Все-таки профессия накладывает свой отпечаток, напрочь отбив брезгливость и отвращение. На заре собственного дела Копылову пришлось много раз бывать «в поле», собирая бренные останки никому не нужных бомжей и забулдыг в разной стадии разложения. После такой закалки, невольно теряешь чувство правильного и не правильного отношения к покойникам, довольно бесцеремонно перемещая их истрепанные тела.
Едва Евгений, раздосадованный своей торопливостью и излишней словоохотливостью, нырнул в светлый, освещенный электрическим светом наружного фонаря, провал дверного проема, ведущий на улицу, как Копылов, решительно поставив граненый стакан на стол, сам решил осмотреть ближайшее к нему тело, в поисках ответа.
С первым не угадал. Разможженная голова старой бабушки противно дернулась, повинуясь тянущей воле прилипшей к простыне крови. Вместо виска старушки, посреди кучерявых, седых волос зияла самая настоящая пробоина, ведущая внутрь уже пустого черепа.
Правильно сопоставив факты, Денис пришел к выводу, что данная благообразная женщина не относилась к грибникам или рыбакам и Копылов, стараясь скрыть следы невольного любопытства, аккуратно накрыл тело тканью, постаравшись придать голове былое положение.
Тревожно посмотрев на уличный выход, опасаясь возвращения своего товарища, Денис приоткрыл следующую простыню.
Грузный, рыжий, короткостриженый мужчина с синим лицом. Выпученные глаза, изодранная кожа шеи, приоткрытый рот, завалившийся на бок язык, недвусмысленно намекали об удушении.
Ко всему прочему тело еще сохраняло запах перегара, а набор синих, специфических наколок на пальцах волосатых рук подсказали Копылову о причастности жертвы к одной из пьяных разборок, коих много происходило в последние дни.
Больше доступных тел не наблюдалось. Третий стол был пуст и старательно убран. Все прочие кровавые находки педантичный Евгений всегда скрывал от любопытных глаз в ровных, герметичных ячейках специального, слегка проржавевшего стеллажа.
Так и не удовлетворив своего любопытства, Денис направился к обеденному столу, как четкий, тихий, человеческий стон, явно донесшийся из нижнего ящика стеллажа, и тихие, скребущие звуки, донесшиеся из глубины закрытой ячейки, вынудили его замереть на полушаге, мгновенно облившись холодным потом.
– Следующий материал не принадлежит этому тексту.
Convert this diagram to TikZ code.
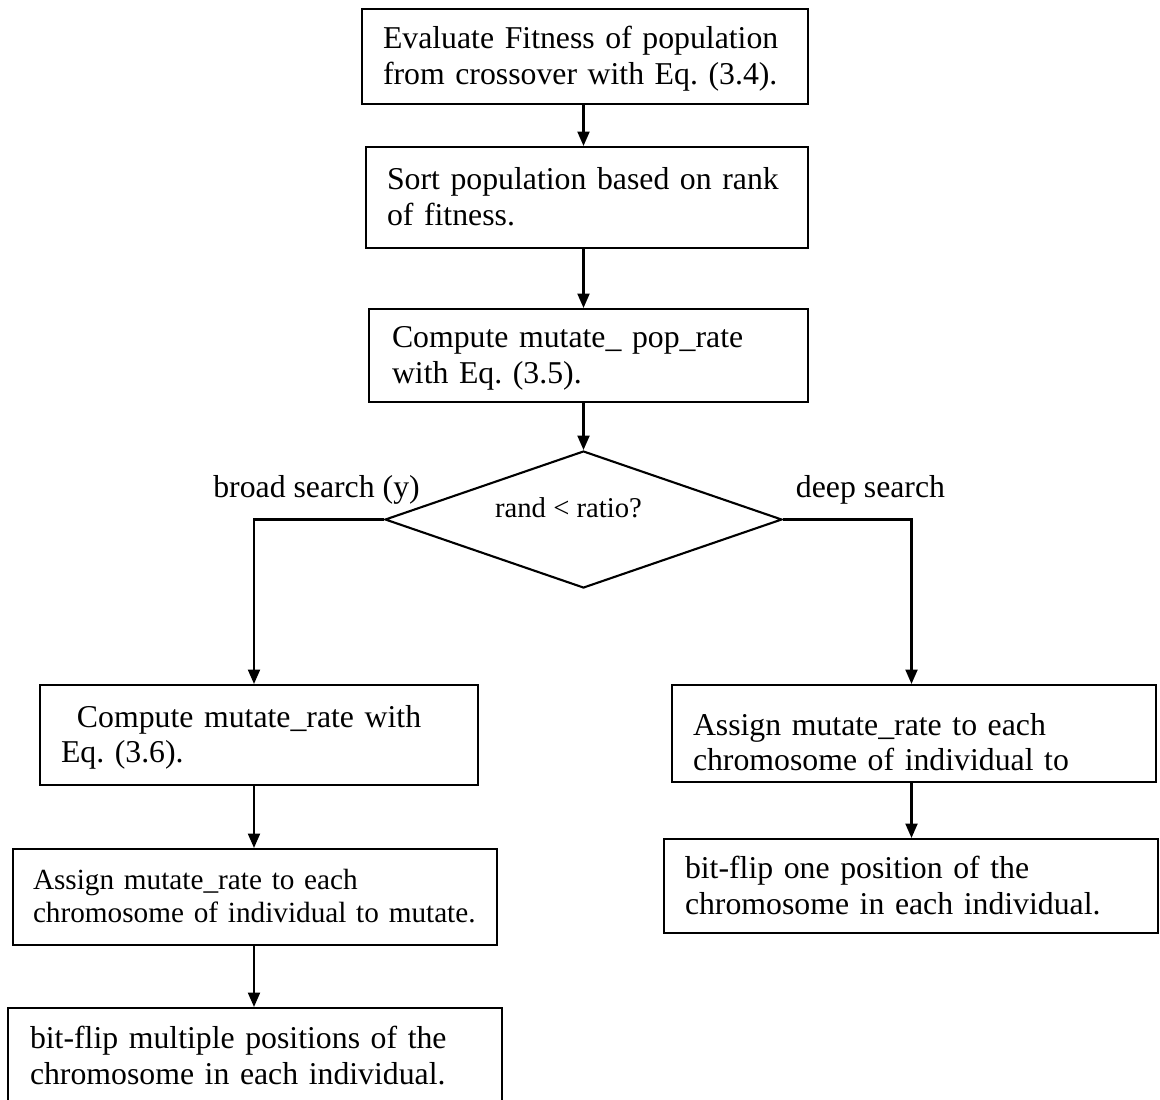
\documentclass[tikz,border=0pt]{standalone}
\usepackage{fontspec}
\setmainfont{Liberation Serif}
\usepackage{tikz}
\usetikzlibrary{positioning}
\usetikzlibrary{shapes.geometric}
\usetikzlibrary{arrows.meta}
\frenchspacing

\begin{document}
\begin{tikzpicture}[
    font=\fontsize{22.6pt}{25.6pt}\selectfont,
    line width=1.5pt,
    process/.style={rectangle,draw,align=left,inner sep=0pt,text height=0.55cm,text depth=0.95cm},
    smalltext/.style={font=\fontsize{20.8pt}{23.5pt}\selectfont},
    decision/.style={diamond,draw,inner sep=0pt,minimum width=9.925cm,minimum height=3.425cm},
    arrow/.style={-{Triangle[length=3.6mm,width=3mm]}}
]

\useasboundingbox (0,0) rectangle (29,-27.5);

\node[process,minimum width=11.15cm,minimum height=2.375cm,text width=10.1cm] (eval) at (14.625,-1.4125) {Evaluate Fitness of population\\from crossover with Eq. (3.4).};
\node[process,minimum width=11.05cm,minimum height=2.525cm,text width=10cm] (sort) at (14.675,-4.9375) {Sort population based on rank\\of fitness.};
\node[process,minimum width=10.975cm,minimum height=2.325cm,text width=9.825cm] (rate) at (14.7125,-8.8875) {Compute mutate\_ pop\_rate\\with Eq. (3.5).};
\node[decision] (dec) at (14.5875,-12.9875) {};
\node[font=\fontsize{20.4pt}{23pt}\selectfont,anchor=base] (quest) at (14.2125,-12.925) {rand < ratio?};
\node[anchor=base] (broad) at (7.9125,-12.425) {broad search (y)};
\node[anchor=base] (deep) at (21.7625,-12.425) {deep search};

\node[process,minimum width=10.95cm,minimum height=2.5cm,text width=9.9cm] (mrate) at (6.475,-18.375) {\hspace*{0.4cm}Compute mutate\_rate with\\Eq. (3.6).};
\node[process,smalltext,minimum width=12.1cm,minimum height=2.4cm,text width=11.1cm] (assignL) at (6.375,-22.425) {Assign mutate\_rate to each\\chromosome of individual to mutate.};
\node[process,minimum width=12.35cm,minimum height=2.4cm,text width=11.25cm] (flipL) at (6.375,-26.4) {bit-flip multiple positions of the\\chromosome in each individual.};

\node[process,minimum width=12.1cm,minimum height=2.425cm,text width=11.05cm,text depth=0.475cm] (assignR) at (22.85,-18.3375) {Assign mutate\_rate to each\\chromosome of individual to};
\node[process,minimum width=12.35cm,minimum height=2.35cm,text width=11.3cm] (flipR) at (22.775,-22.15) {bit-flip one position of the\\chromosome in each individual.};

\coordinate (lcol) at (6.35,0);
\coordinate (rcol) at (22.7875,0);

\draw[arrow] (eval.south -| dec.north) -- (sort.north -| dec.north);
\draw[arrow] (sort.south -| dec.north) -- (rate.north -| dec.north);
\draw[arrow] (rate.south -| dec.north) -- (dec.north);
\draw[arrow] (dec.west) -| (lcol |- mrate.north);
\draw[arrow] (dec.east) -| (rcol |- assignR.north);
\draw[arrow] (lcol |- mrate.south) -- (lcol |- assignL.north);
\draw[arrow] (lcol |- assignL.south) -- (lcol |- flipL.north);
\draw[arrow] (rcol |- assignR.south) -- (rcol |- flipR.north);

\end{tikzpicture}
\end{document}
Он прислушался. Тишина. Настолько глубокая, всеобъемлющая, что слышно даже тиканье часов на стене.
«Показалось?» – пронеслась в голове спасительная мысль, подсказывая разуму логическое отсутствие ошибки. Обычно в стеллажах содержались трупы, обработанные, выпотрошенные и готовые к погребению. Женя не любил накапливать работу…
«Ну же! Решайся! Трус!» – мысленно убеждал себя Денис, чтобы вопреки страху открыть хоть какую-то ячейку, – «Женя скоро придет. И ты так и не сможешь утолить свое любопытство»
Первый шаг в сторону ячеек оказался самым трудным. Он словно бы символизировал решение переступить незримую черту между страхом и любопытством, между муками совести и удовлетворением собственного желания.
Однако едва маленький, короткий шажок вперед произошел, как в душе исчезли все сомнения. Быстро, воровато подбежав к ближайшей ячейке, он рванул на себя тяжёлую, металлическую каталку, скрывающуюся в её глубине.